2016 erschoss Valérie Bacot ihren Mann und Täter, der sie jahrelang misshandelt, vergewaltigt und prostituiert hat. Zuvor war Daniel Polette ihr Stiefvater und vergewaltigte sie bereits als Kind. Nun muss sie für die Tötung zwar nicht in Haft – ein Freispruch ist das Urteil jedoch nicht. – Ein Kommentar von Michelle Mirabal.
Valérie wurde seit jungen Jahren einer nicht enden wollenden Serie an Gewalt ausgesetzt, erst von ihrer Mutter und dann von ihrem Mann. Dieser Gewalt setzte sie 2016 ein Ende und wurde dafür – nach einem Jahr in Untersuchungshaft – vor Gericht gezerrt.

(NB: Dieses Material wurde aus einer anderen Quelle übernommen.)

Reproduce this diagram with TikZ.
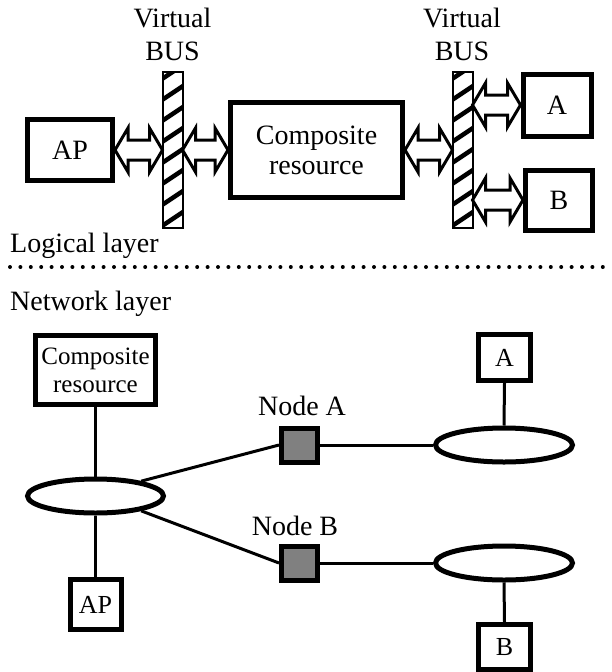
\documentclass[tikz,border=0pt]{standalone}
\usepackage{fontspec}
\setmainfont{Liberation Serif}
\newfontfamily\tnr{Liberation Serif}
\usetikzlibrary{calc,shapes.geometric}
\newcommand\dblarrow[2]{%
  \draw[dblarrsty] let \p1=(#1), \p2=(#2) in
  (\x1,\y1) -- (\x1+13pt,\y1+22pt) -- (\x1+13pt,\y1+10pt) -- (\x2-13pt,\y1+10pt)
  -- (\x2-13pt,\y1+22pt) -- (\x2,\y1) -- (\x2-13pt,\y1-22pt) -- (\x2-13pt,\y1-10pt)
  -- (\x1+13pt,\y1-10pt) -- (\x1+13pt,\y1-22pt) -- cycle;}
\begin{document}
\begin{tikzpicture}[x=1pt,y=-1pt,
  bigbox/.style={draw, rectangle, line width=5pt, fill=white, inner sep=0pt, align=center,
    font=\tnr\fontsize{28}{30}\selectfont},
  smallbox/.style={draw, rectangle, line width=5pt, fill=white, inner sep=0pt, align=center,
    font=\tnr\fontsize{26}{28}\selectfont},
  busbar/.style={rectangle, fill=white, inner sep=0pt, outer sep=0pt, minimum width=20pt, minimum height=156pt},
  netell/.style={draw, ellipse, line width=5pt, inner sep=0pt, minimum width=136pt, minimum height=34pt},
  relay/.style={draw, rectangle, line width=5pt, fill=gray, inner sep=0pt, minimum width=36pt, minimum height=34pt},
  lbl/.style={inner sep=0pt, anchor=base, font=\tnr\fontsize{28}{30}\selectfont},
  layerlbl/.style={inner sep=0pt, anchor=base west, font=\tnr\fontsize{28}{30}\selectfont},
  conn/.style={line width=3pt},
  dblarrsty/.style={draw, fill=white, line width=3pt, line join=miter},
  dotline/.style={line width=4pt, line cap=round, dash pattern=on 0pt off 10.4pt}
]
\useasboundingbox (0,0) rectangle (611,672);

% ---------- Logical layer ----------
\node[lbl] (vt1) at (172.5,27) {Virtual};
\node[lbl] (vb1) at (172.5,60) {BUS};
\node[lbl] (vt2) at (462,27) {Virtual};
\node[lbl] (vb2) at (462,60) {BUS};

\node[bigbox, minimum width=85pt, minimum height=61pt] (ap) at (70,150) {AP};
\node[bigbox, minimum width=172pt, minimum height=95pt] (comp) at (316.5,150) {Composite\\resource};
\node[bigbox, minimum width=68pt, minimum height=62pt] (a) at (557,105) {A};
\node[bigbox, minimum width=67pt, minimum height=60pt] (b) at (559,200) {B};

\node[busbar] (bus1) at (172.5,150) {};
\node[busbar] (bus2) at (462.5,150) {};
\foreach \bb in {bus1,bus2}{
  \begin{scope}
    \clip (\bb.south west) rectangle (\bb.north east);
    \foreach \yy in {80,101,...,250}
      \draw[line width=4.5pt] ($(\bb.west)+(-2,\yy-150)$) -- ++(24,-16);
  \end{scope}
  \draw[line width=2pt] (\bb.south west) rectangle (\bb.north east);
}

\dblarrow{ap.east}{bus1.west |- ap.east}
\dblarrow{bus1.east |- comp.west}{comp.west}
\dblarrow{comp.east}{bus2.west |- comp.east}
\dblarrow{bus2.east |- a.west}{a.west}
\dblarrow{bus2.east |- b.west}{b.west}

\node[layerlbl] (logl) at (10,252) {Logical layer};

% ---------- separator ----------
\coordinate (dl) at (10,267);
\coordinate (dr) at (611,267);
\draw[dotline] (dl) -- (dr);

% ---------- Network layer ----------
\node[layerlbl] (netl) at (10,310) {Network layer};

\node[smallbox, minimum width=120pt, minimum height=69pt, font=\tnr\fontsize{25}{28}\selectfont] (compb) at (95.5,370) {Composite\\resource};
\node[netell] (el1) at (95.5,496) {};
\node[smallbox, minimum width=51pt, minimum height=50pt] (apb) at (95.5,604.5) {AP};

\node[relay] (nA) at (299.5,445) {};
\node[relay] (nB) at (299.5,563) {};
\node[lbl] (nAl) at (302,415) {Node A};
\node[lbl] (nBl) at (295,535) {Node B};

\node[netell, minimum width=137pt] (el2) at (504,445) {};
\node[netell, minimum width=137pt] (el3) at (504,563) {};
\node[smallbox, minimum width=52pt, minimum height=46pt] (ab) at (504.5,357.5) {A};
\node[smallbox, minimum width=52pt, minimum height=45pt] (bb) at (504.5,647) {B};

\draw[conn] (compb.south) -- (el1.north);
\draw[conn] (el1.south) -- (apb.north);
\draw[conn] (el1.18) -- (nA.west);
\draw[conn] (el1.-18) -- (nB.west);
\draw[conn] (nA.east) -- (el2.west);
\draw[conn] (nB.east) -- (el3.west);
\draw[conn] (ab.south) -- (el2.north);
\draw[conn] (el3.south) -- (bb.north);
\end{tikzpicture}
\end{document}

Das Urteil, das nun gefällt wurde, lautet: vier Jahre Haft, davon drei auf Bewährung. Ein Jahr Untersuchungshaft rechnet das Gericht ihr an.
Keine Notwehr, kein Freispruch
Sie muss zwar nun nicht ins Gefängnis, ein Freispruch ist das dennoch nicht. Für die französische Justiz scheint sie weiterhin schuldig zu sein, obwohl klar ist, das sie aus Notwehr handelte.
Valéries Verteidigerin kommentierte: „Wie kann die Gesellschaft Wiedergutmachung von Valérie Bacot verlangen, wenn sie selbst dabei versagt hat, sie zu schützen?“. Den Worten der Verteidigerin kann ich hier ganz klar zustimmen: Der Mord war für Bacot der einzige Ausweg aus 14 Jahren Zwangsehe.
Man möge hier auch noch bedenken, dass der Täter, Daniele Polette, in den 90er Jahren bereits schon einmal wegen Missbrauchs an ihr verurteilt wurde. Bereits nach einem Jahr kam er jedoch wieder frei und machte genau dort weiter, wo er aufgehört hatte. Der Staat wusste also, was dort im Hause vor sich ging, dennoch gewährte er Polette nach nur einem Jahr Haft die Freiheit. Die Justiz ahndet also den Missbrauch an Frauen nicht annähernd so hoch wie Taten von Frauen, die aus Notwehr einen Täter erschießen und sich gegen die alltägliche Gewalt wehren.
Ähnliche Fälle in Deutschland
In Deutschland gab es vor einigen Monaten einen ähnlichen Fall, der allerdings mit einer Abschiebung endete.
Afitap Demir wurde abgeschoben, weil sie sich gegen die jahrelange Gewalt ihres Ex-Mannes wehrte. Zuvor war sie bereits zweimal in Haft, weil sie ihr Leben und das ihrer Kinder schützen wollte. In der Türkei, wohin Demir abgeschoben wurde, ist es für kurdische Frauen nicht sicher. Das zeigt, dass der Staat Abschiebungen quasi als erweiterte Strafe nutzt.
Gewalt gegen Frauen hört also vor der Justiz nicht auf, sondern wird dort weitergeführt und ausgeweitet – und das nicht nur in anderen Ländern, sondern auch genau hier, in Deutschland.